Les investissements directs étrangers en Algérie, même s’ils ont récemment repris, demeurent modestes en raison de la bureaucratie et de la corruption, mais aussi de la règle des 49-51. Un citoyen étranger ne peut pas être majoritaire au capital d’une entreprise locale et ce dans 44 secteurs jugés prioritaires. En 2020 les autorités algériennes ont fait un premier pas en réduisant son application au commerce de détail et à quelques secteurs stratégiques comme les infrastructures et la transformation des ressources naturelles. Dans les énergies renouvelables, par exemple, que les autorités souhaitent doper, elle ne s’applique plus.
Alger entend favoriser la production locale
En revanche, les règles d’importation, qui changent tous les ans en Algérie, requiert de la part des exportateurs un travail de veille réglementaire. 2022 n’a pas fait exception à la règle, comme le rapportait le Moci en janvier dernier. Les importations de biens destinés à la revente en l’état, par exemple, doivent obligatoirement passer désormais par un importateurs spécialisé dans un seul secteur. Soucieuse de développer son industrie, l’Algérie a également étendu cette année la liste de produits interdits à l’importation lorsqu’il existe désormais une production locale.
Sami Agli, le président de la Confédération algérienne du patronat, ne disait pas autre chose ce matin à l’antenne d’Europe 1 : « Entre l’Algérie et la France, nous sommes très loin du potentiel entre les deux pays.
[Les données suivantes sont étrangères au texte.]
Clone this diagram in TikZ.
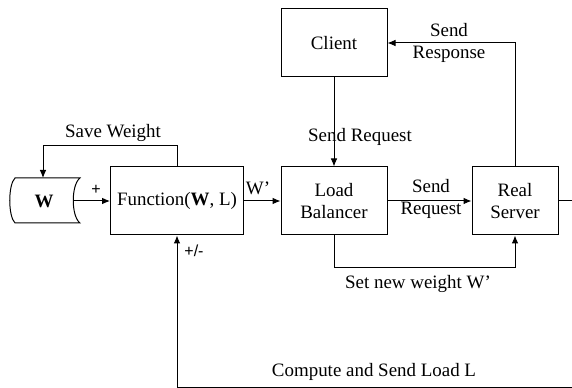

Avec la France, je l’ai dit, on doit être aujourd’hui plus que jamais proches et jouer réellement chacun son rôle dans sa partie. La coproduction est une priorité. La colocalisation est plus que jamais prioritaire ».
Enfin, la présence dans la délégation française de la directrice générale d’Engie n’a rien n’anodin à l’heure où les pays européens cherchent une alternative au gaz russe. L’Algérie est le dixième producteur mondial de gaz et est devenue ces derniers mois le premier fournisseur de l’Italie. L’annonce fin juillet par la Sonatrach, le géant algérien des hydrocarbures, de la découverte de trois nouveaux gisements de gaz et de pétrole dans le Sahara devrait faire de l’Algérie un interlocuteur courtisé par les gouvernements européens.